Who else is doing it? Some recent examples
Russian lawmakers passed a “sovereign internet” bill allowing authorities to manage internet traffic nationwide and, if needed, cut it off from the outside world. The new legislation also could make it easier for Moscow to stifle communication during times of civil unrest or disrupt encrypted messaging apps. Russia already censors a variety of topics online and blocks foreign companies like LinkedIn and Zello that don’t locate servers inside the country. India’s central bank requires payment firms like Mastercard and Visa to store data exclusively on local servers, a rule that could be expanded under a broader e-commerce policy being considered.
In Southeast Asia, home to more than half a billion people whose internet economy is expected to triple to $240 billion by 2025, autocratic regimes in Vietnam and Thailand are passing laws mirroring China’s model of content curbs and data controls. The French National Assembly formed a task force in April 2018 to examine ways to protect against not only cyber attacks but growing dependency on foreign technology companies, after a French Senate report warned France and the European Union were at risk of becoming “digital colonies.” Freedom House’s 2018 report on digital authoritarianism noted that China, which it called the worst abuser of internet freedom, hosted representatives from 36 countries at training sessions on handling new media or information management.
Is cybersovereignty about security or censorship?
Cybersovereignty enables both censorship — the suppression of information for political or other purposes — and cybersecurity, the protection of things like transportation systems, electrical grids and personal information. Xi, who chairs China’s top cyber-administrative regulator, has repeatedly underscored the importance of building independent cyberspace that foreign powers can’t disrupt, as the foundation for China’s national security. President Vladimir Putin described Russia’s new legislation as a response to the threat of surveillance by the U.S. National Security Agency.
Why is the data vital?
Today’s digital world generates far more information about individuals than ever before, so-called “big data” that can be parsed, analyzed and then exploited. Companies use the data to target advertising, hone their products or develop “deep learning” algorithms. The Chinese government uses such data to keep tabs on its citizenry — companies are required to hand it over if requested. Thailand’s new law grants the government the right to seize data and electronic equipment without a court order in the interests of national security. India has made concerted efforts to safeguard its own digital assets, including legislative measures to keep information and data from flowing out from the country, partly to help domestic startups.
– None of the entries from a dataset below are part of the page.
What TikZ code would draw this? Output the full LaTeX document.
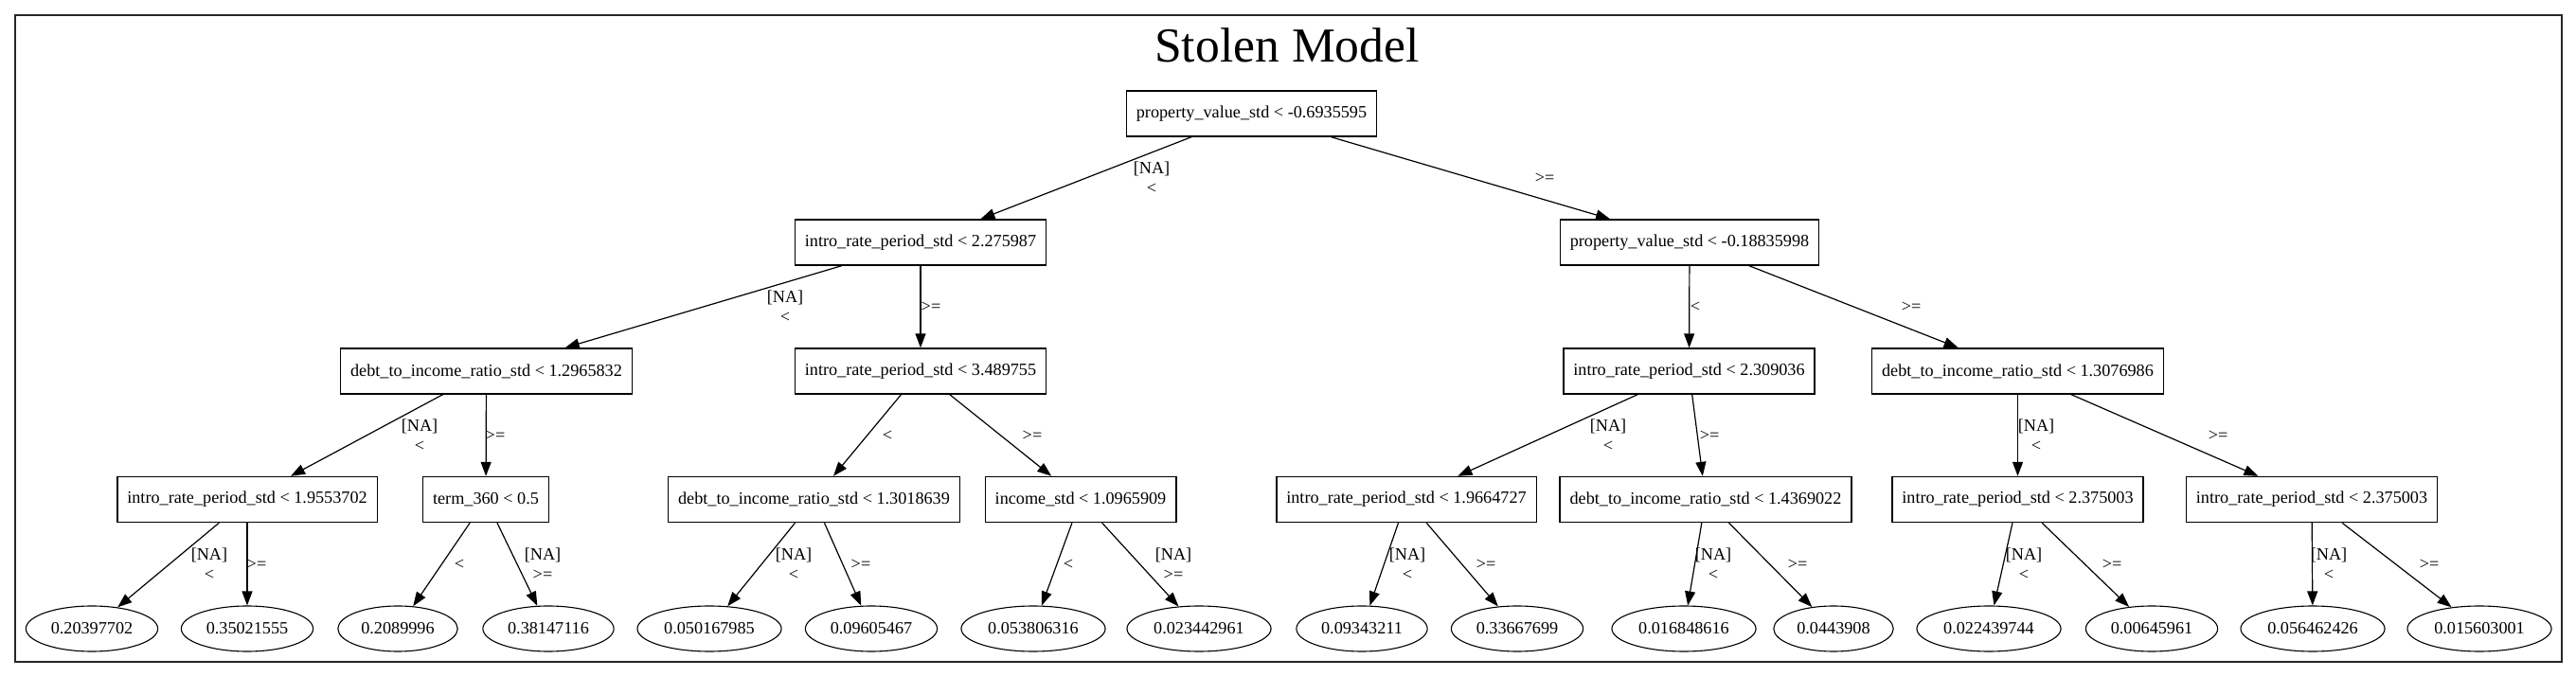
\documentclass[tikz,border=0pt]{standalone}
\usepackage{fontspec}
\setmainfont{Liberation Serif}
\usetikzlibrary{arrows.meta,shapes.geometric}

\begin{document}
\begin{tikzpicture}[x=0.5pt, y=-0.5pt,
    split/.style={draw, line width=0.7pt, inner xsep=5.25pt, inner ysep=0pt,
      minimum height=24pt, font=\fontsize{9.1}{10.5}\selectfont},
    leaf/.style={draw, ellipse, line width=0.55pt, inner xsep=3pt, inner ysep=0pt,
      minimum height=24pt, font=\fontsize{9.1}{10.5}\selectfont},
    branch/.style={-{Triangle[length=7.5pt,width=5.5pt]}, line width=0.6pt},
    cond/.style={align=center, inner sep=0pt, font=\fontsize{9.1}{10.5}\selectfont}]
  \useasboundingbox (0,0) rectangle (2720,715);
  \draw[line width=0.8pt, black!85] (16,16) rectangle (2705,699);
  \node (title) at (1359,48) {\fontsize{25.8}{30}\selectfont Stolen Model};

  % splits
  \node[split] (root) at (1321.5,120) {property\_value\_std < -0.6935595};
  \node[split] (L) at (972,256) {intro\_rate\_period\_std < 2.275987};
  \node[split] (R) at (1784,256) {property\_value\_std < -0.18835998};
  \node[split] (LL) at (513.5,392) {debt\_to\_income\_ratio\_std < 1.2965832};
  \node[split] (LR) at (972,392) {intro\_rate\_period\_std < 3.489755};
  \node[split] (RL) at (1783.5,392) {intro\_rate\_period\_std < 2.309036};
  \node[split] (RR) at (2130.5,392) {debt\_to\_income\_ratio\_std < 1.3076986};
  \node[split] (LLL) at (261,527.5) {intro\_rate\_period\_std < 1.9553702};
  \node[split] (LLR) at (513,527.5) {term\_360 < 0.5};
  \node[split] (LRL) at (859.5,527.5) {debt\_to\_income\_ratio\_std < 1.3018639};
  \node[split] (LRR) at (1141,527.5) {income\_std < 1.0965909};
  \node[split] (RLL) at (1485,527.5) {intro\_rate\_period\_std < 1.9664727};
  \node[split] (RLR) at (1801,527.5) {debt\_to\_income\_ratio\_std < 1.4369022};
  \node[split] (RRL) at (2130.5,527.5) {intro\_rate\_period\_std < 2.375003};
  \node[split] (RRR) at (2441,527.5) {intro\_rate\_period\_std < 2.375003};

  % leaves
  \node[leaf] (LLLL) at (97,664) {0.20397702};
  \node[leaf] (LLLR) at (261,664) {0.35021555};
  \node[leaf] (LLRL) at (420,664) {0.2089996};
  \node[leaf] (LLRR) at (579,664) {0.38147116};
  \node[leaf] (LRLL) at (749,664) {0.050167985};
  \node[leaf] (LRLR) at (920,664) {0.09605467};
  \node[leaf] (LRRL) at (1091,664) {0.053806316};
  \node[leaf] (LRRR) at (1266,664) {0.023442961};
  \node[leaf] (RLLL) at (1438,664) {0.09343211};
  \node[leaf] (RLLR) at (1602,664) {0.33667699};
  \node[leaf] (RLRL) at (1778,664) {0.016848616};
  \node[leaf] (RLRR) at (1936,664) {0.0443908};
  \node[leaf] (RRLL) at (2100,664) {0.022439744};
  \node[leaf] (RRLR) at (2272,664) {0.00645961};
  \node[leaf] (RRRL) at (2442,664) {0.056462426};
  \node[leaf] (RRRR) at (2618,664) {0.015603001};

  % branches
  \foreach \a/\b in {root/L,root/R,L/LL,L/LR,R/RL,R/RR,
      LL/LLL,LL/LLR,LR/LRL,LR/LRR,RL/RLL,RL/RLR,RR/RRL,RR/RRR,
      LLL/LLLL,LLL/LLLR,LLR/LLRL,LLR/LLRR,LRL/LRLL,LRL/LRLR,LRR/LRRL,LRR/LRRR,
      RLL/RLLL,RLL/RLLR,RLR/RLRL,RLR/RLRR,RRL/RRLL,RRL/RRLR,RRR/RRRL,RRR/RRRR}
    \draw[branch] (\a) -- (\b);

  % branch conditions
  \node[cond] (c-L) at (1216,188) {[NA]\\<};
  \node[cond] (c-R) at (1631,188) {>=};
  \node[cond] (c-LL) at (829,324) {[NA]\\<};
  \node[cond] (c-LR) at (983,324) {>=};
  \node[cond] (c-RL) at (1790,324) {<};
  \node[cond] (c-RR) at (2018,324) {>=};
  \node[cond] (c-LLL) at (443,460) {[NA]\\<};
  \node[cond] (c-LLR) at (523,460) {>=};
  \node[cond] (c-LRL) at (937,460) {<};
  \node[cond] (c-LRR) at (1090,460) {>=};
  \node[cond] (c-RLL) at (1698,460) {[NA]\\<};
  \node[cond] (c-RLR) at (1805,460) {>=};
  \node[cond] (c-RRL) at (2150,460) {[NA]\\<};
  \node[cond] (c-RRR) at (2342,460) {>=};
  \node[cond] (c-LLLL) at (221,596) {[NA]\\<};
  \node[cond] (c-LLLR) at (271,596) {>=};
  \node[cond] (c-LLRL) at (485,596) {<};
  \node[cond] (c-LLRR) at (573,596) {[NA]\\>=};
  \node[cond] (c-LRLL) at (838,596) {[NA]\\<};
  \node[cond] (c-LRLR) at (909,596) {>=};
  \node[cond] (c-LRRL) at (1128,596) {<};
  \node[cond] (c-LRRR) at (1239,596) {[NA]\\>=};
  \node[cond] (c-RLLL) at (1486,596) {[NA]\\<};
  \node[cond] (c-RLLR) at (1569,596) {>=};
  \node[cond] (c-RLRL) at (1809,596) {[NA]\\<};
  \node[cond] (c-RLRR) at (1898,596) {>=};
  \node[cond] (c-RRLL) at (2137,596) {[NA]\\<};
  \node[cond] (c-RRLR) at (2230,596) {>=};
  \node[cond] (c-RRRL) at (2459,596) {[NA]\\<};
  \node[cond] (c-RRRR) at (2565,596) {>=};
\end{tikzpicture}
\end{document}
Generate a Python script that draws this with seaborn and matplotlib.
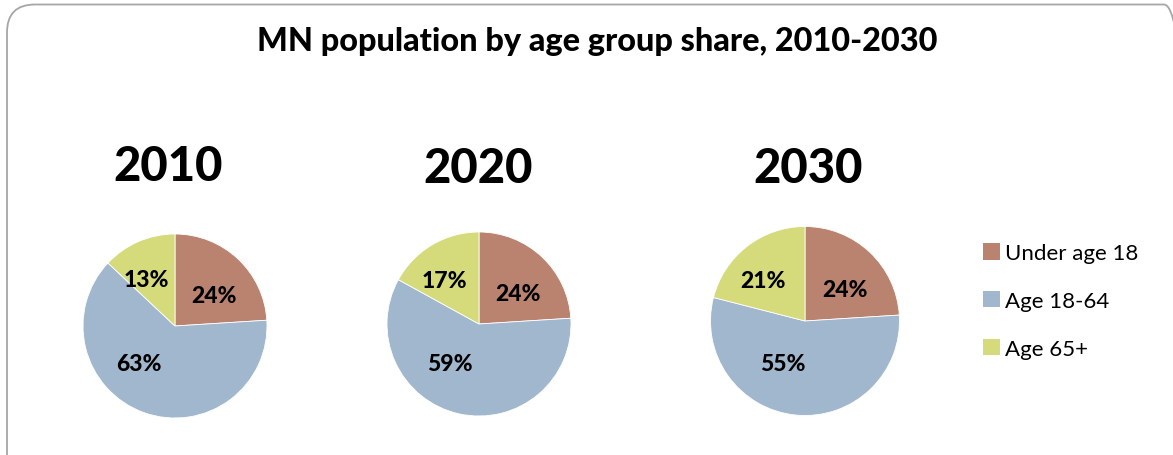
import matplotlib
matplotlib.use("Agg")
import matplotlib.pyplot as plt
import seaborn as sns
from matplotlib.patches import FancyBboxPatch, Patch

groups = ["Under age 18", "Age 18-64", "Age 65+"]
years = ["2010", "2020", "2030"]
share_2010 = [24, 63, 13]
share_2020 = [24, 59, 17]
share_2030 = [24, 55, 21]
shares = [share_2010, share_2020, share_2030]
colors = sns.color_palette(["#B98370", "#A0B7CD", "#D5DA7A"])

sns.set_theme(style="white")
plt.rcParams["font.family"] = ["Lato", "DejaVu Sans"]
plt.rcParams["text.color"] = "black"

W, H = 1173, 456
fig = plt.figure(figsize=(W / 100, H / 100), dpi=100)

# rounded frame (pixel coords, runs off right/bottom edge)
frame = FancyBboxPatch((7, -30), 1185, H - 5.5 + 30,
                       boxstyle="round,pad=0,rounding_size=28",
                       transform=None, fill=False, edgecolor="#A6A6A6",
                       linewidth=1.3)
fig.patches.append(frame)

fig.text(597 / W, 1 - 42 / H, "MN population by age group share, 2010-2030",
         ha="center", va="center", fontsize=23.3, fontweight="black")

# pie centre x, centre y, radius (pixels) and year label position
pie_boxes = [(175, 327, 92), (479, 325, 92), (805, 322, 94.5)]
year_pos = [(168, 167), (478, 169), (808, 169)]
# excel-style "best fit" label nudges per group, in pixels (right, down)
label_nudge = [(0, 11), (-17, -16), (-6, 6)]

for vals, year, (cx, cy, r), (yx, yy) in zip(shares, years, pie_boxes, year_pos):
    ax = fig.add_axes([(cx - r) / W, 1 - (cy + r) / H, 2 * r / W, 2 * r / H])
    wedges, _, autotexts = ax.pie(
        vals, colors=colors, startangle=90, counterclock=False,
        autopct=lambda p: f"{p:.0f}%", pctdistance=0.62,
        wedgeprops=dict(linewidth=0.6, edgecolor="white"),
        textprops=dict(fontsize=16.5, fontweight="black", color="black"),
    )
    for t, (dx, dy) in zip(autotexts, label_nudge):
        x, y = t.get_position()
        t.set_position((x + dx / r, y - dy / r))
    ax.set_xlim(-1, 1)
    ax.set_ylim(-1, 1)
    ax.set_aspect("auto")
    ax.axis("off")
    fig.text(yx / W, 1 - yy / H, year, ha="center", va="center",
             fontsize=34, fontweight="black")

handles = [Patch(facecolor=c, edgecolor="none") for c in colors]
fig.legend(handles, groups, loc="center left", bbox_to_anchor=(983 / W, 1 - 302 / H),
           frameon=False, fontsize=16, handlelength=0.75, handleheight=0.75,
           handletextpad=0.25, labelspacing=1.25, labelcolor="black",
           borderpad=0, borderaxespad=0)

fig.savefig("out.png", dpi=100)
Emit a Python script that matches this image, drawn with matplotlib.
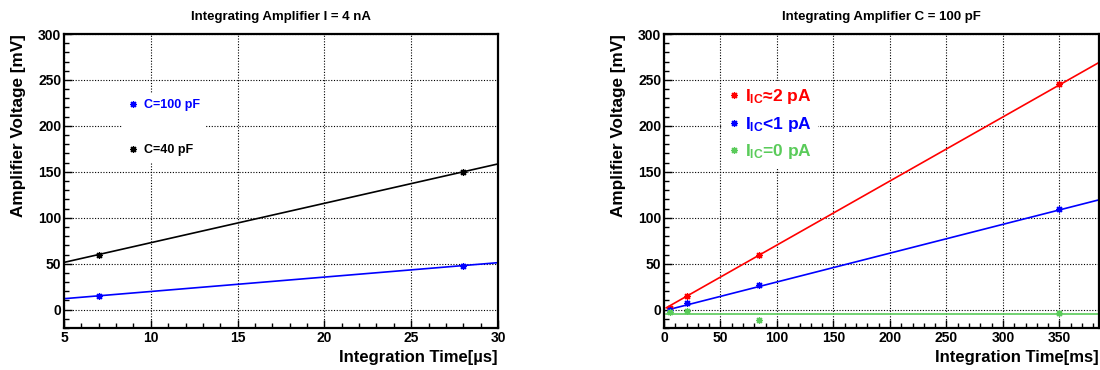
import numpy as np
import matplotlib
matplotlib.use("Agg")
import matplotlib.pyplot as plt
from matplotlib.ticker import MultipleLocator

plt.rcParams["font.family"] = ["Liberation Sans", "DejaVu Sans"]
plt.rcParams["font.weight"] = "bold"
plt.rcParams["mathtext.fontset"] = "custom"
plt.rcParams["mathtext.rm"] = "Liberation Sans:bold"
plt.rcParams["mathtext.bf"] = "Liberation Sans:bold"
plt.rcParams["mathtext.it"] = "Liberation Sans:bold"

# --- left: I = 4 nA, two capacitors
t_us = [7, 28]
v_c100 = [15, 48]
v_c40 = [60, 150]
fit_t_us = [5, 30]
fit_c100 = [11.9, 51.1]
fit_c40 = [51.4, 158.6]

# --- right: C = 100 pF, three input currents
t_ms = [5, 20, 84, 350]
v_2pA = [2, 15, 60, 246]
v_1pA = [0, 7, 27, 109]
v_0pA = [-3, -2, -11, -4]
fit_t_2pA = [2, 385]
fit_2pA = [2.0, 269.0]
fit_t_1pA = [4, 385]
fit_1pA = [0.0, 119.5]
fit_t_0pA = [2, 385]
fit_0pA = [-5, -5]

GREEN = "#5acb5a"
star = (8, 2, 0)

fig = plt.figure(figsize=(11, 3.7), dpi=100)
axL = fig.add_axes([64 / 1100, 1 - 328 / 370, 434 / 1100, 294 / 370])
axR = fig.add_axes([664 / 1100, 1 - 328 / 370, 435 / 1100, 294 / 370])


def style(ax, xmaj, xmin):
    ax.xaxis.set_major_locator(MultipleLocator(xmaj))
    ax.xaxis.set_minor_locator(MultipleLocator(xmin))
    ax.yaxis.set_major_locator(MultipleLocator(50))
    ax.yaxis.set_minor_locator(MultipleLocator(10))
    ax.tick_params(which="both", direction="in", top=False, right=False,
                   width=1.0, labelsize=10, pad=2)
    ax.tick_params(which="major", length=6)
    ax.tick_params(which="minor", length=3.5)
    for lab in ax.get_xticklabels() + ax.get_yticklabels():
        lab.set_fontweight("bold")
    ax.grid(True, which="major", color="black", linestyle=(0, (1, 1.5)), linewidth=0.8)
    ax.set_axisbelow(True)
    for s in ax.spines.values():
        s.set_linewidth(1.6)
    ax.set_ylabel("Amplifier Voltage [mV]", fontsize=12.3, fontweight="bold", loc="top")
    ax.yaxis.set_label_coords(-0.087, 1.0)


mk = dict(ls="none", marker=star, ms=5, mew=0.9)

# left panel
axL.plot(fit_t_us, fit_c40, color="black", lw=1.2)
axL.plot(fit_t_us, fit_c100, color="blue", lw=1.2)
p40, = axL.plot(t_us, v_c40, color="black", label="C=40 pF", **mk)
p100, = axL.plot(t_us, v_c100, color="blue", label="C=100 pF", **mk)
axL.set_xlim(5, 30)
axL.set_ylim(-20, 300)
style(axL, 5, 1)
axL.set_title("Integrating Amplifier I = 4 nA", fontsize=9.5, fontweight="bold", pad=10)
axL.set_xlabel("Integration Time[µs]", fontsize=12, fontweight="bold", loc="right")
axL.xaxis.set_label_coords(1.0, -0.075)
axL.legend(handles=[p100, p40], loc="upper left", bbox_to_anchor=(0.134, 0.80),
           borderaxespad=0, borderpad=0.5, handlelength=0.8, handletextpad=0.45,
           labelspacing=2.65, prop={"weight": "bold", "size": 9},
           labelcolor=["blue", "black"], frameon=True, fancybox=False,
           facecolor="white", edgecolor="none", framealpha=1)

# right panel
axR.plot(fit_t_2pA, fit_2pA, color="red", lw=1.2)
axR.plot(fit_t_1pA, fit_1pA, color="blue", lw=1.2)
axR.plot(fit_t_0pA, fit_0pA, color=GREEN, lw=1.2)
r, = axR.plot(t_ms, v_2pA, color="red", label=r"I$_{\mathbf{IC}}$≈2 pA", **mk)
b, = axR.plot(t_ms, v_1pA, color="blue", label=r"I$_{\mathbf{IC}}$<1 pA", **mk)
g, = axR.plot(t_ms, v_0pA, color=GREEN, label=r"I$_{\mathbf{IC}}$=0 pA", **mk)
axR.set_xlim(0, 385)
axR.set_ylim(-20, 300)
style(axR, 50, 10)
axR.set_title("Integrating Amplifier C = 100 pF", fontsize=9.5, fontweight="bold", pad=10)
axR.set_xlabel("Integration Time[ms]", fontsize=12, fontweight="bold", loc="right")
axR.xaxis.set_label_coords(1.0, -0.075)
axR.legend(handles=[r, b, g], loc="upper left", bbox_to_anchor=(0.133, 0.84),
           borderaxespad=0, borderpad=0.35, handlelength=0.65, handletextpad=0.33,
           labelspacing=0.5, prop={"weight": "bold", "size": 12.5},
           labelcolor=["red", "blue", GREEN], frameon=True, fancybox=False,
           facecolor="white", edgecolor="none", framealpha=1)

fig.savefig("out.png", dpi=100)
Are there ways around cyber controls?
Virtual private networks, known as VPNs, can be used to circumvent internet restrictions. Beijing has clamped down on VPNs, which exist in a legal gray area, but they are widely used elsewhere. Greatfire.org, a non-profit group that opposes censorship, has created mirrored sites and a browser to get around China’s restrictions. Telegram Messenger LLP dodges attempts by authorities in Moscow to block its use in Russia by constantly changing IP addresses. Even many Kremlin officials are still using the messaging app.
Where is this headed?
Ex-Google CEO Eric Schmidt has predicted that within a decade, the internet will split in two, with one led by the U.S. and the other by China. A big test will be the global expansion of Chinese tech titans such as Tencent and Alibaba Group Holding Ltd, which developed and flourished within China’s authoritarian model.